Sean O’Loughlin, conductor
Indigo Girls

About Sean O’Loughlin
Sean O’Loughlin, a fresh voice and a rising name in the music world, is principal pops conductor of Symphoria, the exciting new orchestra in Syracuse, New York, and the newly appointed principal pops conductor of the Victoria Symphony in British Columbia. He has conducted performances with this orchestra, the Boston Pops Orchestra, San Francisco Symphony, Chicago Symphony Orchestra, Hollywood Bowl Orchestra, Minnesota Orchestra, Dallas Symphony Orchestra, Vancouver Symphony Orchestra, Atlanta Symphony Orchestra, Baltimore Symphony Orchestra and the Seattle Symphony, among others.

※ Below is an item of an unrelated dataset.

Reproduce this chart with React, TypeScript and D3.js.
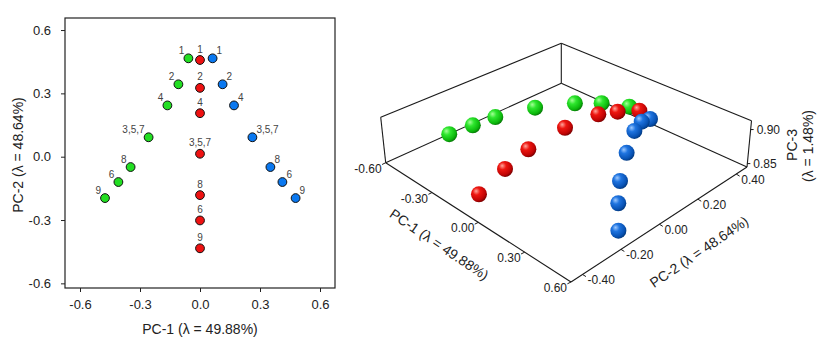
import React, { useRef, useEffect } from 'react';
import * as d3 from 'd3';

const W = 825;
const H = 351;
const FONT = '"Liberation Sans", Arial, sans-serif';

// sample labels, same order in every group
const sampleLabels = ['1', '2', '4', '3,5,7', '8', '6', '9'];

// left panel: PC-1 / PC-2 scores
const greenPC1 = [-0.058, -0.108, -0.163, -0.257, -0.347, -0.408, -0.475];
const greenPC2 = [0.466, 0.343, 0.243, 0.092, -0.049, -0.12, -0.196];
const redPC1 = [0, 0, 0, 0, 0, 0, 0];
const redPC2 = [0.458, 0.326, 0.206, 0.014, -0.182, -0.302, -0.434];
const bluePC1 = [0.063, 0.113, 0.17, 0.262, 0.352, 0.412, 0.478];
const bluePC2 = [0.466, 0.343, 0.243, 0.092, -0.049, -0.12, -0.196];

const greenPC2b = [0.369, 0.266, 0.174, 0.047, -0.084, -0.152, -0.222];
const greenPC3 = [0.8818, 0.8978, 0.9051, 0.9058, 0.8986, 0.8875, 0.8745];
const redPC2b = [0.374, 0.261, 0.162, -0.007, -0.193, -0.313, -0.449];
const redPC3 = [0.8811, 0.8974, 0.9087, 0.914, 0.9098, 0.899, 0.8828];
const bluePC2b = [0.379, 0.294, 0.21, 0.097, -0.008, -0.064, -0.115];
const bluePC3 = [0.8742, 0.8894, 0.8952, 0.8913, 0.8781, 0.8629, 0.8412];

const ticks2d = [-0.6, -0.3, 0, 0.3, 0.6];
const pc1Ticks = [-0.6, -0.3, 0, 0.3, 0.6];
const pc2Ticks = [-0.4, -0.2, 0, 0.2, 0.4];
const pc3Ticks = [0.85, 0.9];

type Pt = [number, number];

const groups = [
  {
    id: 'green', fill: '#22de22', pc1: greenPC1, pc2: greenPC2, pc2b: greenPC2b, pc3: greenPC3,
    anchor: 'end', dx: -4, dy: -4.5,
    stops: ['#a6ff98', '#2ee62e', '#0cb80c', '#067806'],
  },
  {
    id: 'red', fill: '#ee1111', pc1: redPC1, pc2: redPC2, pc2b: redPC2b, pc3: redPC3,
    anchor: 'middle', dx: 0, dy: -7.5,
    stops: ['#ffa69c', '#ee1610', '#c00404', '#7a0000'],
  },
  {
    id: 'blue', fill: '#0a78f0', pc1: bluePC1, pc2: bluePC2, pc2b: bluePC2b, pc3: bluePC3,
    anchor: 'start', dx: 4, dy: -4.5,
    stops: ['#9cc8ff', '#1f74e0', '#0852b4', '#033a80'],
  },
];

// 3D box: screen anchors of the floor corners and of the vertical edges
const floor: Record<string, Pt> = { L: [385.7, 162.7], F: [571, 282], R: [747, 167], B: [561.3, 83.3] };
const rise: Record<string, Pt> = { L: [-5, -45.4], F: [-0.5, -51.7], R: [4.5, -46.3], B: [0, -40] };

function bilinear(c: Record<string, Pt>, u: number, v: number): Pt {
  const a = (1 - u) * (1 - v), b = u * (1 - v), d = u * v, e = (1 - u) * v;
  return [
    a * c.L[0] + b * c.F[0] + d * c.R[0] + e * c.B[0],
    a * c.L[1] + b * c.F[1] + d * c.R[1] + e * c.B[1],
  ];
}

function project(u: number, v: number, w: number): Pt {
  const p = bilinear(floor, u, v);
  const z = bilinear(rise, u, v);
  return [p[0] + w * z[0], p[1] + w * z[1]];
}

const App: React.FC = () => {
  const svgRef = useRef<SVGSVGElement>(null);

  useEffect(() => {
    const svg = d3.select(svgRef.current);
    svg.selectAll('*').remove();
    svg.append('rect').attr('width', W).attr('height', H).attr('fill', '#fff');

    const defs = svg.append('defs');
    groups.forEach(g => {
      const grad = defs
        .append('radialGradient')
        .attr('id', `sph-${g.id}`)
        .attr('cx', 0.38)
        .attr('cy', 0.36)
        .attr('r', 0.66)
        .attr('fx', 0.32)
        .attr('fy', 0.3);
      [0, 0.35, 0.8, 1].forEach((o, i) => {
        grad.append('stop').attr('offset', o).attr('stop-color', g.stops[i]);
      });
    });

    // ---------- left panel ----------
    const x = d3.scaleLinear().domain([-0.675, 0.675]).range([65, 335]);
    const y = d3.scaleLinear().domain([-0.622, 0.657]).range([288, 18]);
    const fmt1 = (d: number) => d.toFixed(1);

    const xAxis = svg
      .append('g')
      .attr('transform', 'translate(0,288)')
      .call(d3.axisBottom(x).tickValues(ticks2d).tickSize(4).tickPadding(8).tickFormat(d => fmt1(+d)));
    const yAxis = svg
      .append('g')
      .attr('transform', 'translate(65,0)')
      .call(d3.axisLeft(y).tickValues(ticks2d).tickSize(4).tickPadding(10).tickFormat(d => fmt1(+d)));
    [xAxis, yAxis].forEach(ax => {
      ax.select('.domain').remove();
      ax.selectAll('line').attr('stroke', '#222');
      ax.selectAll('text').attr('font-family', FONT).attr('font-size', 13).attr('fill', '#222');
    });

    svg
      .append('rect')
      .attr('x', 65)
      .attr('y', 18)
      .attr('width', 270)
      .attr('height', 270)
      .attr('fill', 'none')
      .attr('stroke', '#222')
      .attr('stroke-width', 1.2);

    svg
      .append('text')
      .attr('x', 200)
      .attr('y', 334)
      .attr('text-anchor', 'middle')
      .attr('font-family', FONT)
      .attr('font-size', 14)
      .attr('fill', '#222')
      .text('PC-1 (λ = 49.88%)');
    svg
      .append('text')
      .attr('transform', 'translate(23,155) rotate(-90)')
      .attr('text-anchor', 'middle')
      .attr('font-family', FONT)
      .attr('font-size', 14)
      .attr('fill', '#222')
      .text('PC-2 (λ = 48.64%)');

    groups.forEach(g => {
      const rows = g.pc1.map((p, i) => ({ p1: p, p2: g.pc2[i], label: sampleLabels[i] }));
      svg
        .append('g')
        .selectAll('circle')
        .data(rows)
        .enter()
        .append('circle')
        .attr('cx', d => x(d.p1))
        .attr('cy', d => y(d.p2))
        .attr('r', 4.4)
        .attr('fill', g.fill)
        .attr('stroke', '#111')
        .attr('stroke-width', 1);
      svg
        .append('g')
        .selectAll('text')
        .data(rows)
        .enter()
        .append('text')
        .attr('x', d => x(d.p1) + g.dx)
        .attr('y', d => y(d.p2) + g.dy)
        .attr('text-anchor', g.anchor)
        .attr('font-family', FONT)
        .attr('font-size', 10)
        .attr('fill', '#444')
        .text(d => d.label);
    });

    // ---------- right panel (3D) ----------
    const u = d3.scaleLinear().domain([-0.6, 0.6]).range([0, 1]);
    const v = d3.scaleLinear().domain([-0.46, 0.456]).range([0, 1]);
    const w = d3.scaleLinear().domain([0.845, 0.913]).range([0, 1]);
    const fmt2 = (d: number) => d.toFixed(2);

    const edges: [number, number, number][][] = [
      [[0, 0, 1], [0, 1, 1]],
      [[0, 1, 1], [1, 1, 1]],
      [[0, 0, 0], [0, 1, 0]],
      [[0, 1, 0], [1, 1, 0]],
      [[0, 0, 0], [0, 0, 1]],
      [[0, 1, 0], [0, 1, 1]],
      [[1, 1, 0], [1, 1, 1]],
      [[0, 0, 0], [1, 0, 0]],
      [[1, 0, 0], [1, 1, 0]],
    ];
    const line = d3.line<Pt>();
    svg
      .append('g')
      .selectAll('path')
      .data(edges)
      .enter()
      .append('path')
      .attr('d', e => line(e.map(c => project(c[0], c[1], c[2]))))
      .attr('fill', 'none')
      .attr('stroke', '#1a1a1a')
      .attr('stroke-width', 1.1);

    const tickG = svg.append('g').attr('stroke', '#1a1a1a').attr('stroke-width', 1);
    const labG = svg
      .append('g')
      .attr('font-family', FONT)
      .attr('font-size', 12)
      .attr('fill', '#222');

    // PC-1 axis (front-left edge)
    pc1Ticks.forEach(t => {
      const p = project(u(t), 0, 0);
      tickG.append('line').attr('x1', p[0]).attr('y1', p[1]).attr('x2', p[0] - 3.6).attr('y2', p[1] + 1.8);
      labG.append('text').attr('x', p[0] - 4).attr('y', p[1] + 10).attr('text-anchor', 'end').text(fmt2(t));
    });
    // PC-2 axis (front-right edge)
    pc2Ticks.forEach(t => {
      const p = project(1, v(t), 0);
      tickG.append('line').attr('x1', p[0]).attr('y1', p[1]).attr('x2', p[0] + 3.4).attr('y2', p[1] + 2.1);
      labG.append('text').attr('x', p[0] + 5).attr('y', p[1] + 10).text(fmt2(t));
    });
    // PC-3 axis (right vertical edge)
    pc3Ticks.forEach(t => {
      const p = project(1, 1, w(t));
      tickG.append('line').attr('x1', p[0]).attr('y1', p[1]).attr('x2', p[0] + 3).attr('y2', p[1]);
      labG.append('text').attr('x', p[0] + 6).attr('y', p[1] + 4).text(fmt2(t));
    });

    const titleG = svg
      .append('g')
      .attr('font-family', FONT)
      .attr('font-size', 14)
      .attr('fill', '#222')
      .attr('text-anchor', 'middle');
    titleG.append('text').attr('transform', 'translate(436.5,248.5) rotate(34)').text('PC-1 (λ = 49.88%)');
    titleG.append('text').attr('transform', 'translate(701.8,256) rotate(-34)').text('PC-2 (λ = 48.64%)');
    titleG.append('text').attr('transform', 'translate(797,145) rotate(-90)').text('PC-3');
    titleG.append('text').attr('transform', 'translate(812.5,146) rotate(-90)').text('(λ = 1.48%)');

    const spheres = groups.flatMap(g =>
      g.pc1.map((p, i) => {
        const uu = u(p), vv = v(g.pc2b[i]), ww = w(g.pc3[i]);
        return { id: g.id, pos: project(uu, vv, ww), depth: uu - vv + 0.1 * ww };
      })
    );
    spheres.sort((a, b) => a.depth - b.depth);
    svg
      .append('g')
      .selectAll('circle')
      .data(spheres)
      .enter()
      .append('circle')
      .attr('cx', d => d.pos[0])
      .attr('cy', d => d.pos[1])
      .attr('r', 8)
      .attr('fill', d => `url(#sph-${d.id})`);
  }, []);

  return (
    <svg
      ref={svgRef}
      width={W}
      height={H}
      style={{ position: 'absolute', left: 0, top: 0 }}
    />
  );
};

export default App;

His compositions are characterized by vibrant rhythms, passionate melodies and colorful scoring. Commissions from the Boston Pops Orchestra, the Los Angeles Philharmonic and the Hollywood Bowl Orchestra highlight and showcase his diverse musical abilities. The Los Angeles Times calls his orchestrations “…magnificent and colorful” while adding “…even more dimension…” to the compositions. Variety heralds Sean’s writing as “most impressive …” with a “wide range of coloring in the orchestra…” that “…adds heft and rolling energy.

Sean was the assistant conductor and arranger for a production of Sgt. Pepper Live in Las Vegas featuring the band Cheap Trick. He has served as conductor for national and world tours with Josh Groban, Sarah McLachlan and the Jerry Garcia Symphonic Celebration. He has also appeared on ABC’s Good Morning America with Groban and NBC’s A Very Pentatonix Christmas.

Other recent collaborations include such artists as Adele, Steven Tyler and Joe Perry, Kelly Clarkson, Diana Ross, Journey, Melissa Etheridge, Blue Man Group, Janelle Monáe, Audra McDonald, Hall & Oates, Gloria Estefan, Indigo Girls, Diana Krall, Itzhak Perlman, Natalie Merchant, Chris Isaak, Pink Martini, Brandi Carlile, The Decemberists, Martina McBride, Josh Ritter, Gloria Gaynor and others.
Through his growing number of commissioned and published works, Sean is excited to continue contributing to the rich history of orchestral and wind band literature. His music is published by Carl Fischer and Hal Leonard. He is a frequent guest conductor with professional orchestras and honor bands around the country. An ASCAP award winner, Sean was a composition fellow at the Henry Mancini Institute in Los Angeles, and holds composition degrees from New England Conservatory of Music and Syracuse University.

About Indigo Girls
“When I hear the symphony come in, it’s a convergence of a lot of feelings,” says Emily Saliers, one-half of the iconic Indigo Girls. “First, you can’t believe your good fortune that it’s really happening, and then you’re hit with the power of this enormous, full orchestra coming from behind you. Even when we play by ourselves now, I can’t perform these songs without hearing the orchestra in my head.”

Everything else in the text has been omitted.